Meraldo Zisman (*)
Médico-Psicoterapeuta
A mercantilização da Medicina modificou para
pior a relação médico-paciente. Antes, na maioria das vezes, respeitosa e de
confiança tornou-se uma relação de desconfiança. O médico passou a ser chamado
de prestador de serviços, a sua área de labor reputada como mercado, o paciente
foi cognominado de usuário e os contratos que refletem as relações dos
profissionais da medicina com intermediadores receberam a alcunha de pacotes;
escreve o médico Carlos Vital Tavares Corrêa Lima, presidente do Conselho
Federal de Medicina (CFM) publicada na edição nº 246 do Jornal Medicina (18 de
setembro de 2015).
O pensamento do Mercado (Planos de Saúde) não
leva em conta ou omite o lucro que obtêm na cobertura de seus segurados mais
jovens. Esses acumulam anos e anos de contribuição e dão lucro porque as
despesas com a saúde são mínimas. Os cálculos atuariais dos Planos de Saúde
(permitam-me relembrar o significado da palavra atuarial: a parte da
estatística que investiga problemas relacionados com a teoria e o cálculo de
seguros numa coletividade) não levam em conta os lucros passados. Concentram-se
apenas sobre os gastos com a saúde dos idosos, que aumenta seus custos
operacionais por razões obvias. E divulgam ainda que o custo médico-hospitalar
sobe muito mais que a inflação. Viver mais passou a ser uma das razões invocadas
para que seus prêmios cheguem a valores estratosféricos para os segurados que
ultrapassam a idade de 60 anos. Tais
valores aumentam sempre, a não ser que o idoso venha a falecer subitamente:
aposentado atropelado e morto na via pública ou eletrocutado por um poste de
luz, morto por infarto fulminante, etc. etc. Esquecem-se dos montantes
recebidos ao longo da vida do segurado e seus CEOs são doutores na aplicação
financeira desse dinheiro pago antes dos 60 anos. Daí começarem a aparecer
cursos especializados para transformar médicos em empreendedores. Por exemplo,
o curso Passos para Medicina de Sucesso e Panorama do Mercado Atual (2017)

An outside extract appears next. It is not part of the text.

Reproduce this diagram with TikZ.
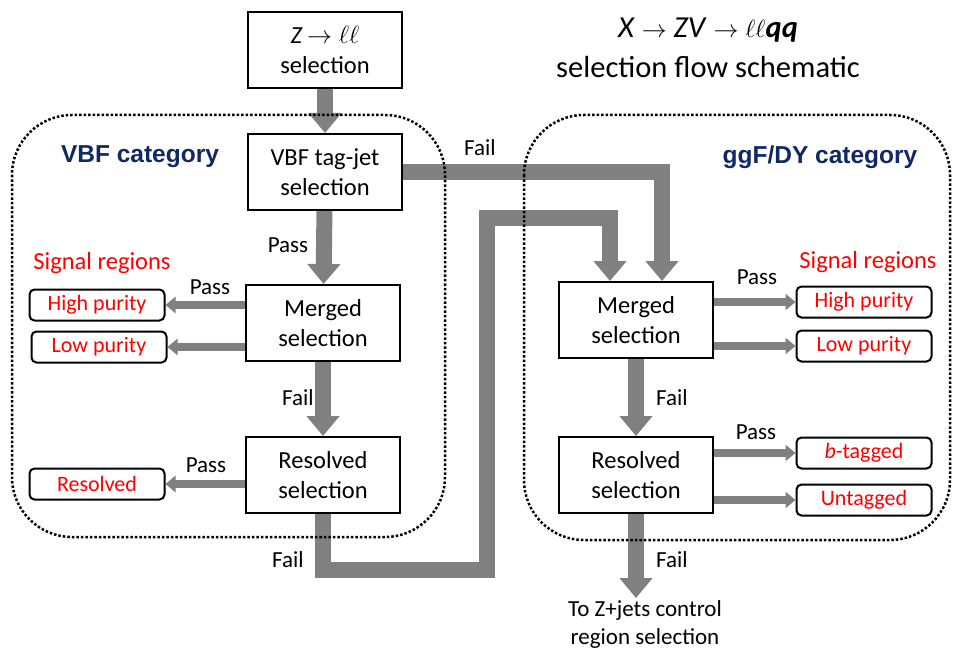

apregoa: “Ser funcionário é bem diferente de ser dono de
consultório ou clínica. Na essência o médico é um empreendedor em potencial.
Somos treinados para ser funcionários, o que limita infinitas possibilidades de
atuação e criação. Para ter reconhecimento no mercado não basta saber só
medicina. Falarei o que não nos ensinam em 6 anos de faculdade.” Conferir em: http://thaliamaia.com.br/dicas-de-saude/curso-online-passos-para-medicina-de-sucesso-e-panorama-do-mercado-atual-2017/.
E como perguntar não ofende, onde anda o
juramento que os formandos de Medicina tradicionalmente proferem na colação de
grau?
Não sei como avaliar a execução desse juramento Hipocrático pelos meus
novos colegas!
Somente me resta recorrer ao sábio Millôr Fernandes que sentenciou
sobre hipocrisia: “Um sujeito realmente sincero vive sempre em pânico que a
qualquer momento descubram o hipócrita que ele é”.
Quebrar o juramento é como negociar a própria honra.
Acredito eu.
(*) Professor Titular da Pediatria
da Universidade de Pernambuco. Psicoterapeuta. Membro da Sobrames/PE, da União
Brasileira de Escritores (UBE) e da Academia Brasileira de Escritores Médicos
(ABRAMES). Consultante
Honorário da Universidade de Oxford (Grã-Bretanha).